Objective —
Leave out the pictures and restate the rest of the data exactly.

Stored data —
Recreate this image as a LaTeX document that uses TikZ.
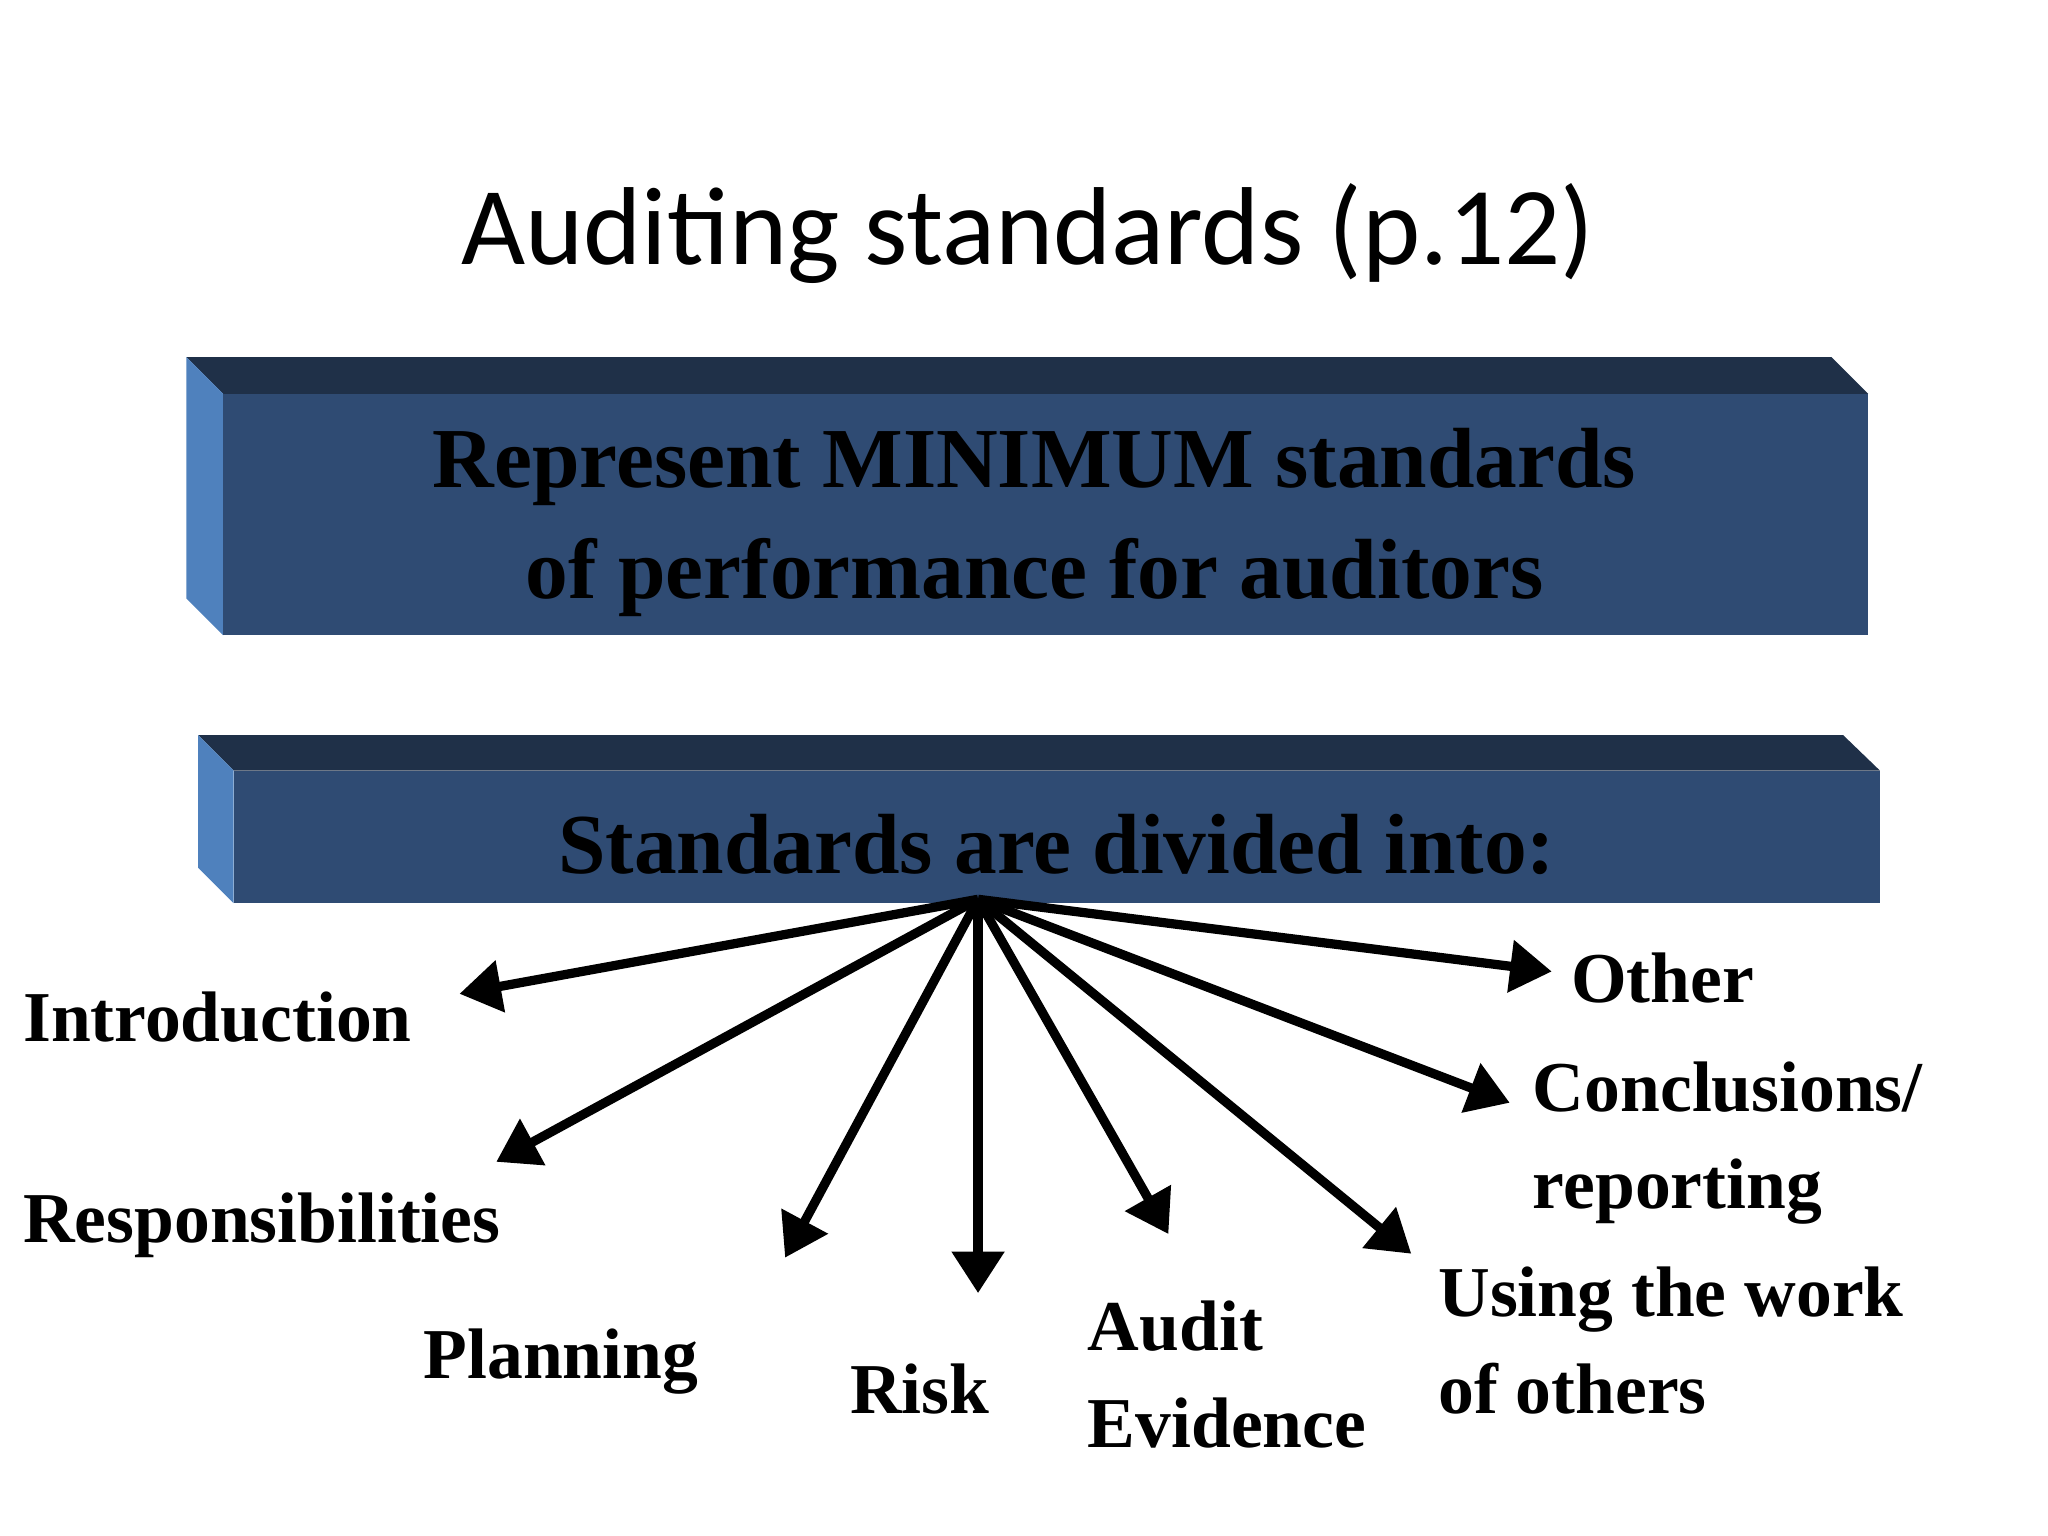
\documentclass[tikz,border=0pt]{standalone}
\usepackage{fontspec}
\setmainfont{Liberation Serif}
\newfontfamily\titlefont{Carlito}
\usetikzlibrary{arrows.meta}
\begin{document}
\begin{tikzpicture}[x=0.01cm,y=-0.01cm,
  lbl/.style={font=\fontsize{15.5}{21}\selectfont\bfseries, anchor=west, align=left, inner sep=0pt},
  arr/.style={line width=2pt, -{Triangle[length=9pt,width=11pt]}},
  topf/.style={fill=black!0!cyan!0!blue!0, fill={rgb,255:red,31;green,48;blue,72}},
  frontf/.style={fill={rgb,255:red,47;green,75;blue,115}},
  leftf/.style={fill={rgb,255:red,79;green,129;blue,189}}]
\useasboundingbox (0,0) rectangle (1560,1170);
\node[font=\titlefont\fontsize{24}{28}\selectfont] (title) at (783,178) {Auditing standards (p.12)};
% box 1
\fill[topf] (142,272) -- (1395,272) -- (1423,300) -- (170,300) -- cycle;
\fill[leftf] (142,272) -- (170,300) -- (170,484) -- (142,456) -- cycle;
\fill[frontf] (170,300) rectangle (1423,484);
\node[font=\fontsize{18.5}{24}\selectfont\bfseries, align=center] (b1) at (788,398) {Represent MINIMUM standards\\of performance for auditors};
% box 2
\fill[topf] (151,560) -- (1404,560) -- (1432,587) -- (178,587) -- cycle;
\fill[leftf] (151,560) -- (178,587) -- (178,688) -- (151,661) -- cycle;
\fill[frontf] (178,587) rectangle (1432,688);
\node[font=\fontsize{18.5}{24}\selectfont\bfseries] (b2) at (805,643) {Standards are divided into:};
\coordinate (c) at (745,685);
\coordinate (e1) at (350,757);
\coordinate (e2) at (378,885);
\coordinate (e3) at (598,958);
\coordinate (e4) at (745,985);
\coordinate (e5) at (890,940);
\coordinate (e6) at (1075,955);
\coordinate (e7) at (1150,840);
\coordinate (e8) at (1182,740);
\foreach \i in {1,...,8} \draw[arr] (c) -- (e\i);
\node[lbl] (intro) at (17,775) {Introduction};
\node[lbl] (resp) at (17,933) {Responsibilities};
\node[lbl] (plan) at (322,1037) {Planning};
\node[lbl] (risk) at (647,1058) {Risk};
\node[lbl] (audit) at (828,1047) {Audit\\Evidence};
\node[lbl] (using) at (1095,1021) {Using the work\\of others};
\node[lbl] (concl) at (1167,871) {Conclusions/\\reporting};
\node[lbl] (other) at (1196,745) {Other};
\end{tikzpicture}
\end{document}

Result for this exercise —
Recreate this image as a LaTeX document that uses TikZ.
\documentclass[tikz,border=0pt]{standalone}
\usepackage{fontspec}
\setmainfont{Liberation Serif}
\newfontfamily\titlefont{Carlito}
\usetikzlibrary{arrows.meta}
\begin{document}
\begin{tikzpicture}[x=0.01cm,y=-0.01cm,
  lbl/.style={font=\fontsize{15.5}{21}\selectfont\bfseries, anchor=west, align=left, inner sep=0pt},
  arr/.style={line width=2pt, -{Triangle[length=9pt,width=11pt]}},
  topf/.style={fill=black!0!cyan!0!blue!0, fill={rgb,255:red,31;green,48;blue,72}},
  frontf/.style={fill={rgb,255:red,47;green,75;blue,115}},
  leftf/.style={fill={rgb,255:red,79;green,129;blue,189}}]
\useasboundingbox (0,0) rectangle (1560,1170);
\node[font=\titlefont\fontsize{24}{28}\selectfont] (title) at (783,178) {Auditing standards (p.12)};
% box 1
\fill[topf] (142,272) -- (1395,272) -- (1423,300) -- (170,300) -- cycle;
\fill[leftf] (142,272) -- (170,300) -- (170,484) -- (142,456) -- cycle;
\fill[frontf] (170,300) rectangle (1423,484);
\node[font=\fontsize{18.5}{24}\selectfont\bfseries, align=center] (b1) at (788,398) {Represent MINIMUM standards\\of performance for auditors};
% box 2
\fill[topf] (151,560) -- (1404,560) -- (1432,587) -- (178,587) -- cycle;
\fill[leftf] (151,560) -- (178,587) -- (178,688) -- (151,661) -- cycle;
\fill[frontf] (178,587) rectangle (1432,688);
\node[font=\fontsize{18.5}{24}\selectfont\bfseries] (b2) at (805,643) {Standards are divided into:};
\coordinate (c) at (745,685);
\coordinate (e1) at (350,757);
\coordinate (e2) at (378,885);
\coordinate (e3) at (598,958);
\coordinate (e4) at (745,985);
\coordinate (e5) at (890,940);
\coordinate (e6) at (1075,955);
\coordinate (e7) at (1150,840);
\coordinate (e8) at (1182,740);
\foreach \i in {1,...,8} \draw[arr] (c) -- (e\i);
\node[lbl] (intro) at (17,775) {Introduction};
\node[lbl] (resp) at (17,933) {Responsibilities};
\node[lbl] (plan) at (322,1037) {Planning};
\node[lbl] (risk) at (647,1058) {Risk};
\node[lbl] (audit) at (828,1047) {Audit\\Evidence};
\node[lbl] (using) at (1095,1021) {Using the work\\of others};
\node[lbl] (concl) at (1167,871) {Conclusions/\\reporting};
\node[lbl] (other) at (1196,745) {Other};
\end{tikzpicture}
\end{document}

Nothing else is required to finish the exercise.